GIVEN INFORMATION »
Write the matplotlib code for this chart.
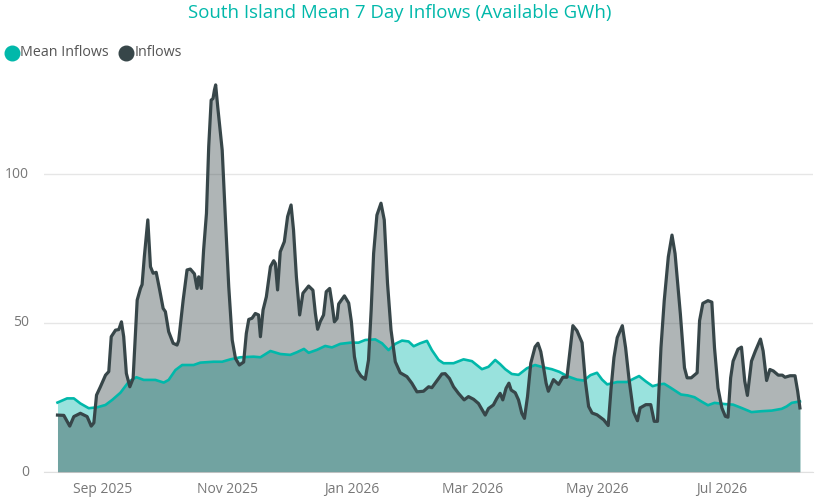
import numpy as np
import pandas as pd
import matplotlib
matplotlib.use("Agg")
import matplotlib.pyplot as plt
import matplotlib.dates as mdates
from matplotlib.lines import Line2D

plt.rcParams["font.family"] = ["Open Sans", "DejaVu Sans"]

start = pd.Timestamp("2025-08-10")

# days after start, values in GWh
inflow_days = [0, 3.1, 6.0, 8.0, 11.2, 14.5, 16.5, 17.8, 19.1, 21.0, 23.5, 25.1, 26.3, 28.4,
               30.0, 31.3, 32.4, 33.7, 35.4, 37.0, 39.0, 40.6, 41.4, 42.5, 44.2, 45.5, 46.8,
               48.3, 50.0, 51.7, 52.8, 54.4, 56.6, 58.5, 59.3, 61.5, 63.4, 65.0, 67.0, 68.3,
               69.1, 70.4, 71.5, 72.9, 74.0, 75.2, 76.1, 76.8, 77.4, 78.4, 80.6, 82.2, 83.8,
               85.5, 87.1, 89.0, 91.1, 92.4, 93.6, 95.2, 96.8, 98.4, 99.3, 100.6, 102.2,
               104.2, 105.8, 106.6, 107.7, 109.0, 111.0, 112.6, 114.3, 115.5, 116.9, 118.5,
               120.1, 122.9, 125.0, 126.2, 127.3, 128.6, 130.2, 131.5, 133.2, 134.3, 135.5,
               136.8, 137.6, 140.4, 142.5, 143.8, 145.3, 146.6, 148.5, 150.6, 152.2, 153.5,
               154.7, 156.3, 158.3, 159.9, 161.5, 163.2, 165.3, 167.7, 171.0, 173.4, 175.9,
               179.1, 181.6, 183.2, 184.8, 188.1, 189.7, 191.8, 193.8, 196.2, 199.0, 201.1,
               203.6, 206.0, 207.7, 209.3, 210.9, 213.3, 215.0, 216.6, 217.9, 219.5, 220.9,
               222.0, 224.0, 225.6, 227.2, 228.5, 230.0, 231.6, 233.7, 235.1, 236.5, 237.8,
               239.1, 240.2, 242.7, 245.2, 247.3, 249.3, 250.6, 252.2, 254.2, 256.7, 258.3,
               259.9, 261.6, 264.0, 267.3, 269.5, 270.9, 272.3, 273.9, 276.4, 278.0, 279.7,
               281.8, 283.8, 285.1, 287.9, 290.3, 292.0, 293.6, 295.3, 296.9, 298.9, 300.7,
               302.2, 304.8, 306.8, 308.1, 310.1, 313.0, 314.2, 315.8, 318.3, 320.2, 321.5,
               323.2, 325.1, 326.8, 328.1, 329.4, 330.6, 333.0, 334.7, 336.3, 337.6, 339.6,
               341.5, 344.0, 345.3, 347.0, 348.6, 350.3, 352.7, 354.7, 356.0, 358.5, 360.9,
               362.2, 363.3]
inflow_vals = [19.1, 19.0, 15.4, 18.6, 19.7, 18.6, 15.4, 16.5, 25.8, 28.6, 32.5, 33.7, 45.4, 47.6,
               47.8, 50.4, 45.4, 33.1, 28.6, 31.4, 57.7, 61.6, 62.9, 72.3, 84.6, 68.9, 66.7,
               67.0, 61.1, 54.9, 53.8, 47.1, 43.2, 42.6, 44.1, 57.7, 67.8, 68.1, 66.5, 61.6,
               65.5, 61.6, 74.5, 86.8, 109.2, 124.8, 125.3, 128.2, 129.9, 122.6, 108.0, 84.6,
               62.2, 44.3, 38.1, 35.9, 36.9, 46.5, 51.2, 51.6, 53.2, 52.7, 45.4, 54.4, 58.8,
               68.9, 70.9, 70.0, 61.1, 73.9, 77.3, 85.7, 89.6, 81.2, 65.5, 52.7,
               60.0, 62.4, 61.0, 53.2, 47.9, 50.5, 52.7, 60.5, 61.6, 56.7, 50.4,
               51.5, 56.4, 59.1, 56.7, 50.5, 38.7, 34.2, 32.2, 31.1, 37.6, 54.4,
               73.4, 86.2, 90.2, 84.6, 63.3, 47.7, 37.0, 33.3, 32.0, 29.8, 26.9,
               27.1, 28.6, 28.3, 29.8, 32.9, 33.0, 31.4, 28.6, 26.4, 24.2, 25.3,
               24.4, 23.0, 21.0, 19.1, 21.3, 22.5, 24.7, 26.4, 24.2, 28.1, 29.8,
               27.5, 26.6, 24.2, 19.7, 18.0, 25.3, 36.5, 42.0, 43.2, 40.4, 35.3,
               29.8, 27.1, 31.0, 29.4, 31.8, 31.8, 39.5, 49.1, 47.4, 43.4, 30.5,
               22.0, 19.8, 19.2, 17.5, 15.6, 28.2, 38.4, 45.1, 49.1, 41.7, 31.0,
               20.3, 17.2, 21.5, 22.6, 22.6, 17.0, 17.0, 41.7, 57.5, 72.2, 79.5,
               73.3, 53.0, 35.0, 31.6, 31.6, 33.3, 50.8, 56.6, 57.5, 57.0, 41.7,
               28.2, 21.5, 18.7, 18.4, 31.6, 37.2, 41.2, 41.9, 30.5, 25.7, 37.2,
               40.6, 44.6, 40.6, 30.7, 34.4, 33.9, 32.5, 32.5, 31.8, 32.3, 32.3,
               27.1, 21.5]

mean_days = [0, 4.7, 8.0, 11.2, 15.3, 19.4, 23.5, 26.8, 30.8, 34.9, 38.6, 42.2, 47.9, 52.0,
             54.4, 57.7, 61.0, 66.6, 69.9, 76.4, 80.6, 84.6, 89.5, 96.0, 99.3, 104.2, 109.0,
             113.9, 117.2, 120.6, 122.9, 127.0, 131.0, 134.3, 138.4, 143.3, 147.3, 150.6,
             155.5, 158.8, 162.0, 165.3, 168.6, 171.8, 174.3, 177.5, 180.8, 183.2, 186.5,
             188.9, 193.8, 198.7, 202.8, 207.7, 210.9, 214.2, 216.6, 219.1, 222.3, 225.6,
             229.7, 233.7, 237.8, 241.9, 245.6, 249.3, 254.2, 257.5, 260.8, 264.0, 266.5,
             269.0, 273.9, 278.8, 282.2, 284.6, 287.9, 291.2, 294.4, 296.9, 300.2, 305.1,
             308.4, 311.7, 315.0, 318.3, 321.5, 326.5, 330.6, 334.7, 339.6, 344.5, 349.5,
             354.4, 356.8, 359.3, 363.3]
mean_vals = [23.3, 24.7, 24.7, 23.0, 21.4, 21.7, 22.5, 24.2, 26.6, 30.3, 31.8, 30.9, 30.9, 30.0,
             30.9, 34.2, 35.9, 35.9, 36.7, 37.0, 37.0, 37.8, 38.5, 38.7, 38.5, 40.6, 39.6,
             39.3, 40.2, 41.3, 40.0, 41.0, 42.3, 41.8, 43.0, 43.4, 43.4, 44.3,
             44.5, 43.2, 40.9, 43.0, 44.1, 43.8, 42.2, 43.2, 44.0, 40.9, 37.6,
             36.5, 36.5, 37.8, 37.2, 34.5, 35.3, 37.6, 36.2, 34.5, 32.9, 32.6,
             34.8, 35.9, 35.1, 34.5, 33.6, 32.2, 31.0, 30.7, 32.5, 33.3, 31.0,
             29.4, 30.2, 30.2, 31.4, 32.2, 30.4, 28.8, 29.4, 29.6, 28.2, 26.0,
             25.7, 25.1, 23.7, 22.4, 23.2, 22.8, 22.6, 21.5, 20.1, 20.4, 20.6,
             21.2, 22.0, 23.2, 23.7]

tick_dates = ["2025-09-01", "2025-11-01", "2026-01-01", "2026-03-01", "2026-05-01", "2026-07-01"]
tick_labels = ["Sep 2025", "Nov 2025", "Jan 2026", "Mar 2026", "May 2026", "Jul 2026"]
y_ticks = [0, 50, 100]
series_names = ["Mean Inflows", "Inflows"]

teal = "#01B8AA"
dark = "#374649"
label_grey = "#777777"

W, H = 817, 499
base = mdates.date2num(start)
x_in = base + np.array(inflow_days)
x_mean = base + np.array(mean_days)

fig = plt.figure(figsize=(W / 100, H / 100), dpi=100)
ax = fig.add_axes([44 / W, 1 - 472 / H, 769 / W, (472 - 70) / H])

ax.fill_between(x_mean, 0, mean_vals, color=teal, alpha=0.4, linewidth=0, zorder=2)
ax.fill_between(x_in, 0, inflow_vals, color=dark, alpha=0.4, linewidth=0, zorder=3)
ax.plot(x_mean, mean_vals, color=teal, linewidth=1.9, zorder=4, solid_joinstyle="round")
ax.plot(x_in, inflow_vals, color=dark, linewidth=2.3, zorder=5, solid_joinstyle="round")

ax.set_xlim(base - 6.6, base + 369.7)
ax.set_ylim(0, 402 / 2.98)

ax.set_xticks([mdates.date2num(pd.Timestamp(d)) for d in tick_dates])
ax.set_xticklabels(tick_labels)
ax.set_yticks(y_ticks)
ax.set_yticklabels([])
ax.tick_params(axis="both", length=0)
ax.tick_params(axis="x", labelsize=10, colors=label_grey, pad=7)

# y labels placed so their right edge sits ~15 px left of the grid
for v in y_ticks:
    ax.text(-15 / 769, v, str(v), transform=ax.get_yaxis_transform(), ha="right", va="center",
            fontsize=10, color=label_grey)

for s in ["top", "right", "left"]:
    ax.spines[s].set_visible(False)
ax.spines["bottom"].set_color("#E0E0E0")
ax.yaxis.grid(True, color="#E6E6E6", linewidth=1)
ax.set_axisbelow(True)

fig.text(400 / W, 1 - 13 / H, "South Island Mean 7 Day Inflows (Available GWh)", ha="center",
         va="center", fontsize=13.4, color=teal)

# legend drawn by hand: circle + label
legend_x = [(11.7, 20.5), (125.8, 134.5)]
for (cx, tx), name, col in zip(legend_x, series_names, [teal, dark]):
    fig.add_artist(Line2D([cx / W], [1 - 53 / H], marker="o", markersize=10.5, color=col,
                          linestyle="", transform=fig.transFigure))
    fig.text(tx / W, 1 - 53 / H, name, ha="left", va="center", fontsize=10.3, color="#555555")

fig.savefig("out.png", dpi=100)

YOUR INSTRUCTIONS » Lines containing "matplotlib" are to be counted. State the total and add nothing.

RESULT FOR THIS EXERCISE » 6